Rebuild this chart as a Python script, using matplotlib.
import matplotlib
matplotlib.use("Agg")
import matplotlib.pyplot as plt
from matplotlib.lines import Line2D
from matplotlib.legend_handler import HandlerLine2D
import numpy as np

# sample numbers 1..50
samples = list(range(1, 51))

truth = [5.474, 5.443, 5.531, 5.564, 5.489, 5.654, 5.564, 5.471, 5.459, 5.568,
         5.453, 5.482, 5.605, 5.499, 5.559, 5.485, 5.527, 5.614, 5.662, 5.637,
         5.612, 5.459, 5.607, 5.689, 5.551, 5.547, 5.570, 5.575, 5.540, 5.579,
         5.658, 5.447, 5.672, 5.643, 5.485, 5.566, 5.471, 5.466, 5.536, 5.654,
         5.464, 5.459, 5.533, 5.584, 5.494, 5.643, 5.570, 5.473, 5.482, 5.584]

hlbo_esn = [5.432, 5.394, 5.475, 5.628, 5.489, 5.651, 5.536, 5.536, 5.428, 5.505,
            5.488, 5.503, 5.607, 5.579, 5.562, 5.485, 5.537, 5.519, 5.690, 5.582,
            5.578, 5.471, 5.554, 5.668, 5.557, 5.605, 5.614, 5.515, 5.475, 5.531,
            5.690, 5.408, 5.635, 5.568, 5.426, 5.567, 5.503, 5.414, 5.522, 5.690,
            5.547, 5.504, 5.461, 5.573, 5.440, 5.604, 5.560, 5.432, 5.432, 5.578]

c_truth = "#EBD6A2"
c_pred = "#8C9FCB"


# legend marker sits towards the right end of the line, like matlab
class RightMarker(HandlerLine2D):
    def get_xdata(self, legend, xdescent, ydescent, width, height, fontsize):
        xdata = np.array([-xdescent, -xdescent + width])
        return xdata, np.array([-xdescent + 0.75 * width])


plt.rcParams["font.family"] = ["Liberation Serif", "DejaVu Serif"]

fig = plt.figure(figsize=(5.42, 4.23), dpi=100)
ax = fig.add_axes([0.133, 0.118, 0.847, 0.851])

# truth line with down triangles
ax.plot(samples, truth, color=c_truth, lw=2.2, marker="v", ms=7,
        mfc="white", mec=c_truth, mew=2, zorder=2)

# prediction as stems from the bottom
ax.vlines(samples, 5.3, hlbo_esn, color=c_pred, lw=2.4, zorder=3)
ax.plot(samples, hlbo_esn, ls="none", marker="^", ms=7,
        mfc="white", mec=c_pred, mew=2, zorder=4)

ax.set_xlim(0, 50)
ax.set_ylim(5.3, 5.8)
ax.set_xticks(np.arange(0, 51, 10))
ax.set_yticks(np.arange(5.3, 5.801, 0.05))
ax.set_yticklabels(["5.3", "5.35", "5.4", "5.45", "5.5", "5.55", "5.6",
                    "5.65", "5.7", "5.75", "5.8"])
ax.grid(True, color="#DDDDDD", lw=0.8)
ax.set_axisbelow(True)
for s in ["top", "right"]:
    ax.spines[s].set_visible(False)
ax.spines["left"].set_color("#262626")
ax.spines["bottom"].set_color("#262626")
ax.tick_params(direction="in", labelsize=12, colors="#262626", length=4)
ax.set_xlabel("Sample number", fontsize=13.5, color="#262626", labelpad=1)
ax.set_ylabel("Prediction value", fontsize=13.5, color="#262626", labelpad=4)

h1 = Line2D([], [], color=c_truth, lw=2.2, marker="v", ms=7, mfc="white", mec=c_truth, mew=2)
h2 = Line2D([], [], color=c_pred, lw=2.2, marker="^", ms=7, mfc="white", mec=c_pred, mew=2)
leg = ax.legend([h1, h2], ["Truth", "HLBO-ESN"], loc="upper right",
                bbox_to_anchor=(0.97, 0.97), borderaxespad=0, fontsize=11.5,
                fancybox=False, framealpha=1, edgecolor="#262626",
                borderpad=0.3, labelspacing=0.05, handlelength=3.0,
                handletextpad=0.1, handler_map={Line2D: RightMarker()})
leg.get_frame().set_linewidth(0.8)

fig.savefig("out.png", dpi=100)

-- Your objective --
Recopy all the lines exactly as they appear.

-- Solution to this exercise --
Rebuild this chart as a Python script, using matplotlib.
import matplotlib
matplotlib.use("Agg")
import matplotlib.pyplot as plt
from matplotlib.lines import Line2D
from matplotlib.legend_handler import HandlerLine2D
import numpy as np

# sample numbers 1..50
samples = list(range(1, 51))

truth = [5.474, 5.443, 5.531, 5.564, 5.489, 5.654, 5.564, 5.471, 5.459, 5.568,
         5.453, 5.482, 5.605, 5.499, 5.559, 5.485, 5.527, 5.614, 5.662, 5.637,
         5.612, 5.459, 5.607, 5.689, 5.551, 5.547, 5.570, 5.575, 5.540, 5.579,
         5.658, 5.447, 5.672, 5.643, 5.485, 5.566, 5.471, 5.466, 5.536, 5.654,
         5.464, 5.459, 5.533, 5.584, 5.494, 5.643, 5.570, 5.473, 5.482, 5.584]

hlbo_esn = [5.432, 5.394, 5.475, 5.628, 5.489, 5.651, 5.536, 5.536, 5.428, 5.505,
            5.488, 5.503, 5.607, 5.579, 5.562, 5.485, 5.537, 5.519, 5.690, 5.582,
            5.578, 5.471, 5.554, 5.668, 5.557, 5.605, 5.614, 5.515, 5.475, 5.531,
            5.690, 5.408, 5.635, 5.568, 5.426, 5.567, 5.503, 5.414, 5.522, 5.690,
            5.547, 5.504, 5.461, 5.573, 5.440, 5.604, 5.560, 5.432, 5.432, 5.578]

c_truth = "#EBD6A2"
c_pred = "#8C9FCB"


# legend marker sits towards the right end of the line, like matlab
class RightMarker(HandlerLine2D):
    def get_xdata(self, legend, xdescent, ydescent, width, height, fontsize):
        xdata = np.array([-xdescent, -xdescent + width])
        return xdata, np.array([-xdescent + 0.75 * width])


plt.rcParams["font.family"] = ["Liberation Serif", "DejaVu Serif"]

fig = plt.figure(figsize=(5.42, 4.23), dpi=100)
ax = fig.add_axes([0.133, 0.118, 0.847, 0.851])

# truth line with down triangles
ax.plot(samples, truth, color=c_truth, lw=2.2, marker="v", ms=7,
        mfc="white", mec=c_truth, mew=2, zorder=2)

# prediction as stems from the bottom
ax.vlines(samples, 5.3, hlbo_esn, color=c_pred, lw=2.4, zorder=3)
ax.plot(samples, hlbo_esn, ls="none", marker="^", ms=7,
        mfc="white", mec=c_pred, mew=2, zorder=4)

ax.set_xlim(0, 50)
ax.set_ylim(5.3, 5.8)
ax.set_xticks(np.arange(0, 51, 10))
ax.set_yticks(np.arange(5.3, 5.801, 0.05))
ax.set_yticklabels(["5.3", "5.35", "5.4", "5.45", "5.5", "5.55", "5.6",
                    "5.65", "5.7", "5.75", "5.8"])
ax.grid(True, color="#DDDDDD", lw=0.8)
ax.set_axisbelow(True)
for s in ["top", "right"]:
    ax.spines[s].set_visible(False)
ax.spines["left"].set_color("#262626")
ax.spines["bottom"].set_color("#262626")
ax.tick_params(direction="in", labelsize=12, colors="#262626", length=4)
ax.set_xlabel("Sample number", fontsize=13.5, color="#262626", labelpad=1)
ax.set_ylabel("Prediction value", fontsize=13.5, color="#262626", labelpad=4)

h1 = Line2D([], [], color=c_truth, lw=2.2, marker="v", ms=7, mfc="white", mec=c_truth, mew=2)
h2 = Line2D([], [], color=c_pred, lw=2.2, marker="^", ms=7, mfc="white", mec=c_pred, mew=2)
leg = ax.legend([h1, h2], ["Truth", "HLBO-ESN"], loc="upper right",
                bbox_to_anchor=(0.97, 0.97), borderaxespad=0, fontsize=11.5,
                fancybox=False, framealpha=1, edgecolor="#262626",
                borderpad=0.3, labelspacing=0.05, handlelength=3.0,
                handletextpad=0.1, handler_map={Line2D: RightMarker()})
leg.get_frame().set_linewidth(0.8)

fig.savefig("out.png", dpi=100)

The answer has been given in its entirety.